===== Items

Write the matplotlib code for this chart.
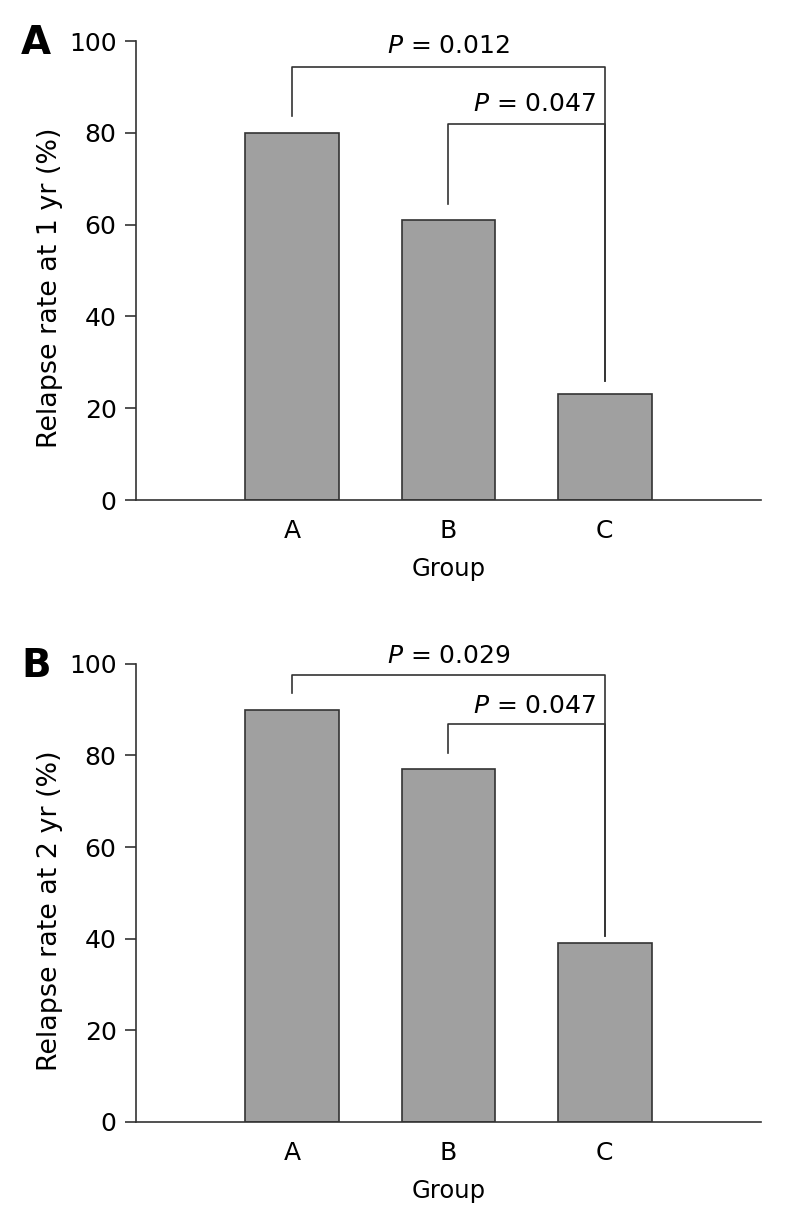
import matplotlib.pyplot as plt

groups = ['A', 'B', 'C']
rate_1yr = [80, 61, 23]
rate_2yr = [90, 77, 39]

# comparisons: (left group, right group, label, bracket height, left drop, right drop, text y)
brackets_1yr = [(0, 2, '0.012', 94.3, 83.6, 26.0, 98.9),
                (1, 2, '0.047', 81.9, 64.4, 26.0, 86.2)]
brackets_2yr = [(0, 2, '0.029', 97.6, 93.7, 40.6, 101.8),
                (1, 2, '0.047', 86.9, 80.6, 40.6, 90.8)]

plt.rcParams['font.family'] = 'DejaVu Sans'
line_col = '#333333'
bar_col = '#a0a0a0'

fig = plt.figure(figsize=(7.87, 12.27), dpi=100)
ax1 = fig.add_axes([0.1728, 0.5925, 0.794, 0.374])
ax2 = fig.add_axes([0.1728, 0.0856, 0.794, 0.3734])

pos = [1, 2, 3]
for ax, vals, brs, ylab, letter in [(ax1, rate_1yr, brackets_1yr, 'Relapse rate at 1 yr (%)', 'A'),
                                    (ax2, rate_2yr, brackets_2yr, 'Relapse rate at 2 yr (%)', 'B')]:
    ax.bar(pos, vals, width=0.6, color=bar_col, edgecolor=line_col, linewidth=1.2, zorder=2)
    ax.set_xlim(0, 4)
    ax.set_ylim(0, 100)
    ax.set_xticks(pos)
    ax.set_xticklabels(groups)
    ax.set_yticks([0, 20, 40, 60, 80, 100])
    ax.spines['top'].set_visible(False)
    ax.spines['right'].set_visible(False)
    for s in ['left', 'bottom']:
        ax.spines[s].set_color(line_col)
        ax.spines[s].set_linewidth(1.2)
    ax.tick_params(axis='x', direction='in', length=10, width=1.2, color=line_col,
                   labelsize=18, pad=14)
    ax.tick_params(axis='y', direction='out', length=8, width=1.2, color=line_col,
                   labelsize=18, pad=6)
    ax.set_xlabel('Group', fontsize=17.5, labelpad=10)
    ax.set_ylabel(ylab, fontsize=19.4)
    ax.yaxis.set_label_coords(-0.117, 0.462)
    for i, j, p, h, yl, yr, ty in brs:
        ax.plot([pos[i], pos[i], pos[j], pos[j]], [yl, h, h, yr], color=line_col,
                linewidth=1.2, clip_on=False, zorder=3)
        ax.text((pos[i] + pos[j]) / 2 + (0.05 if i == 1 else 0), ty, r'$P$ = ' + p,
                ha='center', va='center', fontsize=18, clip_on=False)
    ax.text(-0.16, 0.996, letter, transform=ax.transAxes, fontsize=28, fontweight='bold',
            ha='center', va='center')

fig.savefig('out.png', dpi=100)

==========
===== Items

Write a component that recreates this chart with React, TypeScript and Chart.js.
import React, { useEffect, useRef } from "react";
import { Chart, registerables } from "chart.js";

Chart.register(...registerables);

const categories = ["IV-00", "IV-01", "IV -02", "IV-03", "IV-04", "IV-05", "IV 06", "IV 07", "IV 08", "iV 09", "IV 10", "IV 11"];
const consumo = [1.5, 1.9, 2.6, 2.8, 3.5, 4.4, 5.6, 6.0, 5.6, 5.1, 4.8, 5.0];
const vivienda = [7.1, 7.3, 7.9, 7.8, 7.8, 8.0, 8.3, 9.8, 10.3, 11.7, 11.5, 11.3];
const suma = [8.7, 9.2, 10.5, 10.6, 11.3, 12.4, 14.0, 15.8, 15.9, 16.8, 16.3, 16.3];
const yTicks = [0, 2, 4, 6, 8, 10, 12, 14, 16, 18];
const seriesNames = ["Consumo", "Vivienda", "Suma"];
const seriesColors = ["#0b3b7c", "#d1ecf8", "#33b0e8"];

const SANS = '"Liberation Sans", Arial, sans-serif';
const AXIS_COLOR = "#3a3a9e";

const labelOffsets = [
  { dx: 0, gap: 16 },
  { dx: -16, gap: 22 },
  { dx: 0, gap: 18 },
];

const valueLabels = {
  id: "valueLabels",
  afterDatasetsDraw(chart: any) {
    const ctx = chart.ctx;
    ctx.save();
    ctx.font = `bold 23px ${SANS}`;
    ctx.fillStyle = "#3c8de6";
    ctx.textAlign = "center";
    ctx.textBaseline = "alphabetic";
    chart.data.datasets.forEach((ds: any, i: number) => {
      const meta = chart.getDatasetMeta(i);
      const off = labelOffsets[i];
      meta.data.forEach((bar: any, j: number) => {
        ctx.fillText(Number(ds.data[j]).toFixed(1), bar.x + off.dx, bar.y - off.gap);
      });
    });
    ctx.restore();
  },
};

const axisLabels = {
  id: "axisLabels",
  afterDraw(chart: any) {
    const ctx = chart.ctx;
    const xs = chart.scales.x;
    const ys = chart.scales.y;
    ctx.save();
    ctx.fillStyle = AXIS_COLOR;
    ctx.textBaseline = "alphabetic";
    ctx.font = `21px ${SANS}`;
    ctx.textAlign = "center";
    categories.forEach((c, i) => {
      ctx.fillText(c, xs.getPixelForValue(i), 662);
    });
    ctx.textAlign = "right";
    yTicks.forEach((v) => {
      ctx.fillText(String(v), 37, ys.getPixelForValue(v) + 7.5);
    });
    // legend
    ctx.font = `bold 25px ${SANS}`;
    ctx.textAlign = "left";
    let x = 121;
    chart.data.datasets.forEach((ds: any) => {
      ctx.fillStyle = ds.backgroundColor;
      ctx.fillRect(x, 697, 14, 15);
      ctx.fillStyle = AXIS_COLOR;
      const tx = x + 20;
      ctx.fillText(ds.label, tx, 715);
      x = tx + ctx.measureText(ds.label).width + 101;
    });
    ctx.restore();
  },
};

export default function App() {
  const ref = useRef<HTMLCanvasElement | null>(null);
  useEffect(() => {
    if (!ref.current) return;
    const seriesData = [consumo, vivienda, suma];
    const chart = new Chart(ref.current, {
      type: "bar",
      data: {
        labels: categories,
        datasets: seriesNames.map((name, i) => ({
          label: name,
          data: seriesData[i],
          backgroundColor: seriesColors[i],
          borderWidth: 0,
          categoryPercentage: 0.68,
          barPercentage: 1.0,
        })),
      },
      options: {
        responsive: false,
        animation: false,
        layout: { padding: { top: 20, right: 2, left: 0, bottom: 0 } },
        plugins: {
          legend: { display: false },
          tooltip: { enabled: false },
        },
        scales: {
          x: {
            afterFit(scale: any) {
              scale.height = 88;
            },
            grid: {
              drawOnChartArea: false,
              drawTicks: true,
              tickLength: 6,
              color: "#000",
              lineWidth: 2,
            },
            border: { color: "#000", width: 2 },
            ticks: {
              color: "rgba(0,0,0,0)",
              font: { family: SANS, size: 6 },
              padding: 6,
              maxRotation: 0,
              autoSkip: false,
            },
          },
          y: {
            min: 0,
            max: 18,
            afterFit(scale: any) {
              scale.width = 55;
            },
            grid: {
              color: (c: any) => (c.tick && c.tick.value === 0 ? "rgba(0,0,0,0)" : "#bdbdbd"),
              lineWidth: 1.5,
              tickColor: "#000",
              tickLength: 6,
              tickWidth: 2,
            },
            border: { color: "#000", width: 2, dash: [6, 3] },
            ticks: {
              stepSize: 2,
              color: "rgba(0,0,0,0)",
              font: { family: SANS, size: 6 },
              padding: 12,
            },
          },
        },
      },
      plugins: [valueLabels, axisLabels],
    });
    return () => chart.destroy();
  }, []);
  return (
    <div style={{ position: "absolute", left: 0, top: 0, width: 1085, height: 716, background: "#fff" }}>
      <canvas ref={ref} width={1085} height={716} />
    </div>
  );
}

==========
===== Items

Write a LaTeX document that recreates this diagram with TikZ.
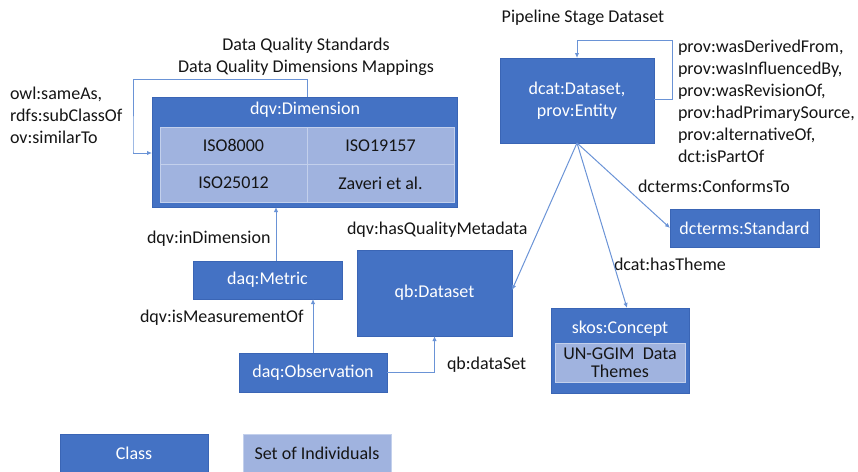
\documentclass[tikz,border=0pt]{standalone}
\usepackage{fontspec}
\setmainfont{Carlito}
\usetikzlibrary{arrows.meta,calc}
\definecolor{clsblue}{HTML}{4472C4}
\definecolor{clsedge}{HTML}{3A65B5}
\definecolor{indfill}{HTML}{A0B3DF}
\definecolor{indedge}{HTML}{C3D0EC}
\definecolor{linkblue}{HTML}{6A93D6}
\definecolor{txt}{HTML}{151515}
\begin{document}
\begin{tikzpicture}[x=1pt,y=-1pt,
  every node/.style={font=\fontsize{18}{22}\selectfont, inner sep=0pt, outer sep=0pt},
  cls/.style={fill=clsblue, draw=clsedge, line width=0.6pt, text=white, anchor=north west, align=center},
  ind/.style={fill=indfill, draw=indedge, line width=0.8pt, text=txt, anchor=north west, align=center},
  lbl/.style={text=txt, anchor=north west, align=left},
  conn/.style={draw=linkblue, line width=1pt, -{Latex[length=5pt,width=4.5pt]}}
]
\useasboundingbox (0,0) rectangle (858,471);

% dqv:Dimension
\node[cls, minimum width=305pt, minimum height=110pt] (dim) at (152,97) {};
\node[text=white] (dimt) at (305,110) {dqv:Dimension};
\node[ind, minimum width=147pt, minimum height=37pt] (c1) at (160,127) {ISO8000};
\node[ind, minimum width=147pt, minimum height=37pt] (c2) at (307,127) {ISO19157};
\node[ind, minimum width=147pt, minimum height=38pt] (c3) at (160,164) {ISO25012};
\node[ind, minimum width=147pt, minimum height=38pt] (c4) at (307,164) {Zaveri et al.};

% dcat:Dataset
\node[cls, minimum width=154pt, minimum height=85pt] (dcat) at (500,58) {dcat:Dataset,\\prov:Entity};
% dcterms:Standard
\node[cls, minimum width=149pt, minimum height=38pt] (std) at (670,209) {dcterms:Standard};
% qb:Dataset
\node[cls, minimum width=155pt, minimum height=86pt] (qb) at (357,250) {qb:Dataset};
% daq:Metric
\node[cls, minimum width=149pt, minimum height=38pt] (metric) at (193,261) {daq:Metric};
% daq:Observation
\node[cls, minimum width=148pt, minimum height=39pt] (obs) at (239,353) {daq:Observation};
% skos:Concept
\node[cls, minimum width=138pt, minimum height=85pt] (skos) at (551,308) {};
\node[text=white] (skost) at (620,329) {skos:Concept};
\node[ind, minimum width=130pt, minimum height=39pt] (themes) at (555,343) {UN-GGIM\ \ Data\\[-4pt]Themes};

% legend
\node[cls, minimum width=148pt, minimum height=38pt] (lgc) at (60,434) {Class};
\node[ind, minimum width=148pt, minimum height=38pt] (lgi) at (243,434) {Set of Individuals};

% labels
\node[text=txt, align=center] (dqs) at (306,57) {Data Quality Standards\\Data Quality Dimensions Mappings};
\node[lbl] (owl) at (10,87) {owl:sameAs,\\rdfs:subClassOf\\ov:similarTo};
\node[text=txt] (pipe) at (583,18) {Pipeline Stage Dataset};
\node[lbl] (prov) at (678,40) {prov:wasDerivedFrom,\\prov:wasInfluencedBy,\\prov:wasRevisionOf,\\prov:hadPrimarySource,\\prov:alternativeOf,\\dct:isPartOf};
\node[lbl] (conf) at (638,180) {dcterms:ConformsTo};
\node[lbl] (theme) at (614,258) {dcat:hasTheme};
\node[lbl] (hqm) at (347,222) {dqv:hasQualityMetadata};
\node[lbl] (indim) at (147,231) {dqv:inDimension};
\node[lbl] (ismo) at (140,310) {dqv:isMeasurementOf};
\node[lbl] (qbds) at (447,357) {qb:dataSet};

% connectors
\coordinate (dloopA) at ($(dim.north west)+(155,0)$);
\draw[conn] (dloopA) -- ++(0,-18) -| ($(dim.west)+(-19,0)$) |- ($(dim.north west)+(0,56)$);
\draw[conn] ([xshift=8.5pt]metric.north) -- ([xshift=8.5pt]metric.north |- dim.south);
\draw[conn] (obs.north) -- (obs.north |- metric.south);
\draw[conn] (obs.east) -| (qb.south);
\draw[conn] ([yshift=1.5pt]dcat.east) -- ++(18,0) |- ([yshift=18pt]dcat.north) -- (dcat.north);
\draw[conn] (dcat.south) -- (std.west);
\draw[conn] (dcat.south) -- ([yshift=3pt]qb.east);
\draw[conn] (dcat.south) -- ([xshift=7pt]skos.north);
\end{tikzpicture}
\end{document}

==========

Task statement:
In the listing above, find the line with "Write a LaTeX" and the line with "(0,0) rectangle (858,471);". Copy exactly those lines and all between them, minus the images.

Result of the exercise:
Write a LaTeX document that recreates this diagram with TikZ.
\documentclass[tikz,border=0pt]{standalone}
\usepackage{fontspec}
\setmainfont{Carlito}
\usetikzlibrary{arrows.meta,calc}
\definecolor{clsblue}{HTML}{4472C4}
\definecolor{clsedge}{HTML}{3A65B5}
\definecolor{indfill}{HTML}{A0B3DF}
\definecolor{indedge}{HTML}{C3D0EC}
\definecolor{linkblue}{HTML}{6A93D6}
\definecolor{txt}{HTML}{151515}
\begin{document}
\begin{tikzpicture}[x=1pt,y=-1pt,
  every node/.style={font=\fontsize{18}{22}\selectfont, inner sep=0pt, outer sep=0pt},
  cls/.style={fill=clsblue, draw=clsedge, line width=0.6pt, text=white, anchor=north west, align=center},
  ind/.style={fill=indfill, draw=indedge, line width=0.8pt, text=txt, anchor=north west, align=center},
  lbl/.style={text=txt, anchor=north west, align=left},
  conn/.style={draw=linkblue, line width=1pt, -{Latex[length=5pt,width=4.5pt]}}
]
\useasboundingbox (0,0) rectangle (858,471);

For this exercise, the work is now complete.